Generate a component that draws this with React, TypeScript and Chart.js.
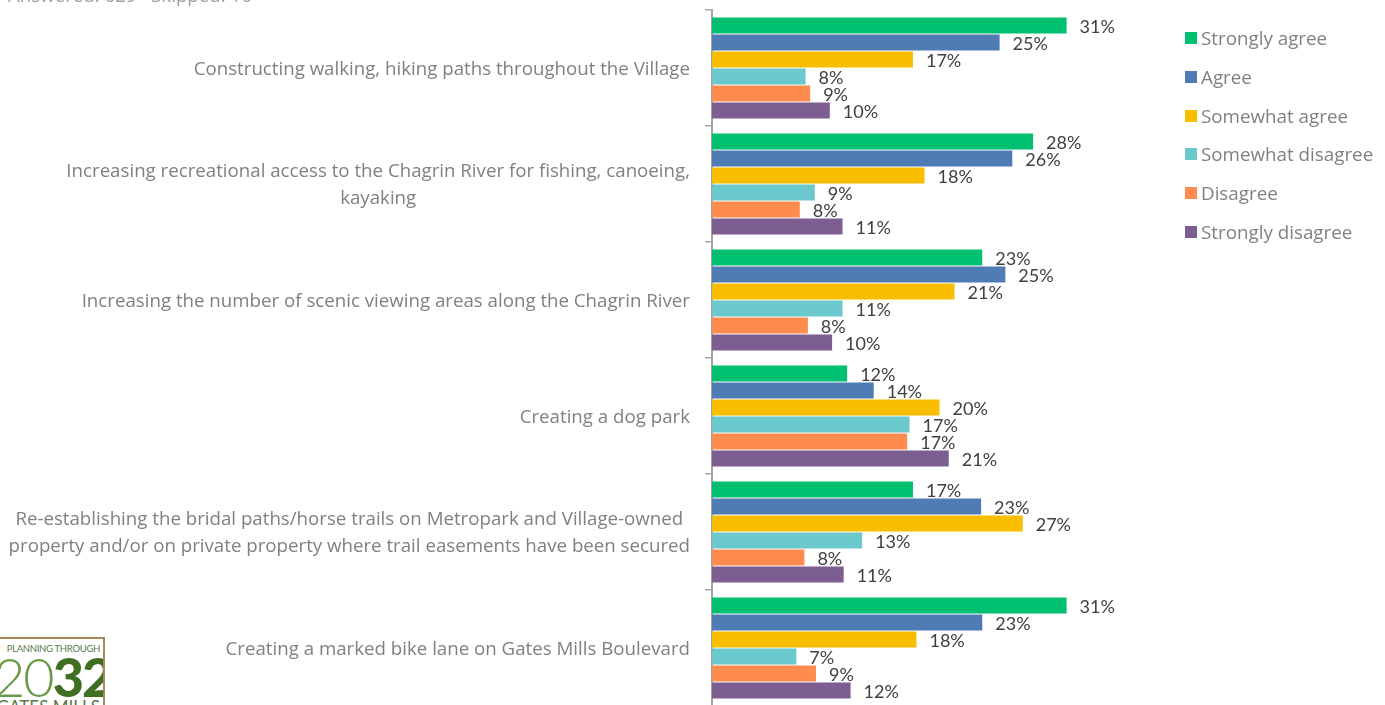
import React, { useEffect, useRef } from "react";
import { Chart, registerables } from "chart.js";

Chart.register(...registerables);

const categories: (string | string[])[] = [
  "Constructing walking, hiking paths throughout the Village",
  ["Increasing recreational access to the Chagrin River for fishing, canoeing,", "kayaking"],
  "Increasing the number of scenic viewing areas along the Chagrin River",
  "Creating a dog park",
  [
    "Re-establishing the bridal paths/horse trails on Metropark and Village-owned",
    "property and/or on private property where trail easements have been secured",
  ],
  "Creating a marked bike lane on Gates Mills Boulevard",
];

const seriesNames = [
  "Strongly agree",
  "Agree",
  "Somewhat agree",
  "Somewhat disagree",
  "Disagree",
  "Strongly disagree",
];

const stronglyAgree = [30.7, 27.8, 23.4, 11.7, 17.4, 30.7];
const agree = [24.9, 26.0, 25.4, 14.0, 23.3, 23.4];
const somewhatAgree = [17.4, 18.4, 21.0, 19.7, 26.9, 17.7];
const somewhatDisagree = [8.1, 8.9, 11.3, 17.1, 13.0, 7.3];
const disagree = [8.5, 7.6, 8.3, 16.9, 8.0, 9.0];
const stronglyDisagree = [10.2, 11.3, 10.4, 20.5, 11.4, 12.0];

const seriesValues = [stronglyAgree, agree, somewhatAgree, somewhatDisagree, disagree, stronglyDisagree];
const seriesColors = ["#00bf6f", "#507cb6", "#f9be00", "#6bc8cd", "#ff8b4f", "#7d5e90"];

const FONT = "Lato, 'Open Sans', sans-serif";
const TEXT_FONT = "'Open Sans', Lato, sans-serif";

const labelsPlugin = {
  id: "customLabels",
  afterDatasetsDraw(chart: any) {
    const ctx = chart.ctx;
    ctx.save();
    ctx.font = `18px ${FONT}`;
    ctx.fillStyle = "#404040";
    ctx.textBaseline = "middle";
    ctx.textAlign = "left";
    chart.data.datasets.forEach((ds: any, di: number) => {
      const meta = chart.getDatasetMeta(di);
      meta.data.forEach((el: any, i: number) => {
        const v = ds.data[i] as number;
        ctx.fillText(Math.round(v) + "%", el.x + 13, el.y + 2);
      });
    });
    ctx.restore();
  },
  afterDraw(chart: any) {
    const ctx = chart.ctx;
    const yScale = chart.scales.y;
    const right = chart.chartArea.left - 22;
    ctx.save();
    ctx.font = `18.7px ${TEXT_FONT}`;
    ctx.fillStyle = "#808080";
    ctx.textBaseline = "middle";
    ctx.textAlign = "center";
    const lh = 27;
    (chart.data.labels as any[]).forEach((lab, i) => {
      const lines: string[] = Array.isArray(lab) ? lab : [lab];
      const maxW = Math.max(...lines.map((l) => ctx.measureText(l).width));
      const cx = right - maxW / 2;
      const cy = yScale.getPixelForValue(i) + 1.5;
      lines.forEach((l, j) => {
        ctx.fillText(l, cx, cy + (j - (lines.length - 1) / 2) * lh);
      });
    });
    ctx.restore();
  },
};

export default function App() {
  const ref = useRef<HTMLCanvasElement | null>(null);

  useEffect(() => {
    if (!ref.current) return;
    const chart = new Chart(ref.current, {
      type: "bar",
      data: {
        labels: categories as any,
        datasets: seriesNames.map((name, k) => ({
          label: name,
          data: seriesValues[k],
          backgroundColor: seriesColors[k],
          borderWidth: 0,
          categoryPercentage: 0.88,
          barPercentage: 0.94,
        })),
      },
      options: {
        indexAxis: "y",
        animation: false,
        responsive: false,
        devicePixelRatio: 1,
        layout: { padding: { top: 10, bottom: 14, left: 0, right: 211 } },
        plugins: {
          legend: { display: false },
          tooltip: { enabled: false },
        },
        scales: {
          x: { display: false, min: 0, max: 40 },
          y: {
            display: true,
            offset: true,
            border: { display: true, color: "#a6a6a6", width: 2 },
            grid: {
              display: true,
              offset: true,
              drawOnChartArea: false,
              drawTicks: true,
              tickLength: 7,
              color: "#a6a6a6",
              lineWidth: 1.5,
            },
            ticks: { display: false },
            afterFit: (scale: any) => {
              scale.width = 712;
            },
          },
        },
      },
      plugins: [labelsPlugin],
    });
    return () => chart.destroy();
  }, []);

  return (
    <div
      style={{
        position: "fixed",
        left: 0,
        top: 0,
        width: 1385,
        height: 705,
        overflow: "hidden",
        background: "#fff",
        fontFamily: TEXT_FONT,
      }}
    >
      <canvas ref={ref} width={1385} height={720} style={{ display: "block", width: 1385, height: 720 }} />
      <div
        style={{
          position: "absolute",
          left: 8,
          top: -15,
          fontSize: 18.7,
          lineHeight: "20px",
          color: "#a0a0a0",
          whiteSpace: "pre",
        }}
      >
        {"Answered: 629   Skipped: 16"}
      </div>
      {seriesNames.map((name, k) => (
        <div
          key={name}
          style={{
            position: "absolute",
            left: 1185,
            top: 27 + k * 38.8,
            height: 22,
            display: "flex",
            alignItems: "center",
            whiteSpace: "nowrap",
          }}
        >
          <span style={{ display: "inline-block", width: 12, height: 12, background: seriesColors[k] }} />
          <span style={{ marginLeft: 4, fontSize: 18.8, color: "#808080" }}>{name}</span>
        </div>
      ))}
      <div
        style={{
          position: "absolute",
          left: -8,
          top: 637,
          width: 113,
          height: 80,
          border: "2px solid #a8875a",
          background: "#fff",
          boxSizing: "border-box",
          overflow: "hidden",
          textAlign: "right",
          paddingRight: 3,
          fontFamily: FONT,
        }}
      >
        <div style={{ fontSize: 9.5, color: "#5a7a4a", marginTop: 5, letterSpacing: -0.3, lineHeight: "10px" }}>
          PLANNING THROUGH
        </div>
        <div style={{ fontSize: 54, lineHeight: "44px", marginTop: 1, letterSpacing: -2, whiteSpace: "nowrap" }}>
          <span style={{ fontWeight: 300, color: "#6a9a4a" }}>20</span>
          <span style={{ fontWeight: 900, color: "#3f6f23" }}>32</span>
        </div>
        <div style={{ fontSize: 17, color: "#5a7a4a", lineHeight: "16px", whiteSpace: "nowrap" }}>GATES MILLS</div>
      </div>
    </div>
  );
}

== STATED PROBLEM ==
Extract every line above containing the word "React".

== EXPECTED OUTPUT ==
Generate a component that draws this with React, TypeScript and Chart.js.
import React, { useEffect, useRef } from "react";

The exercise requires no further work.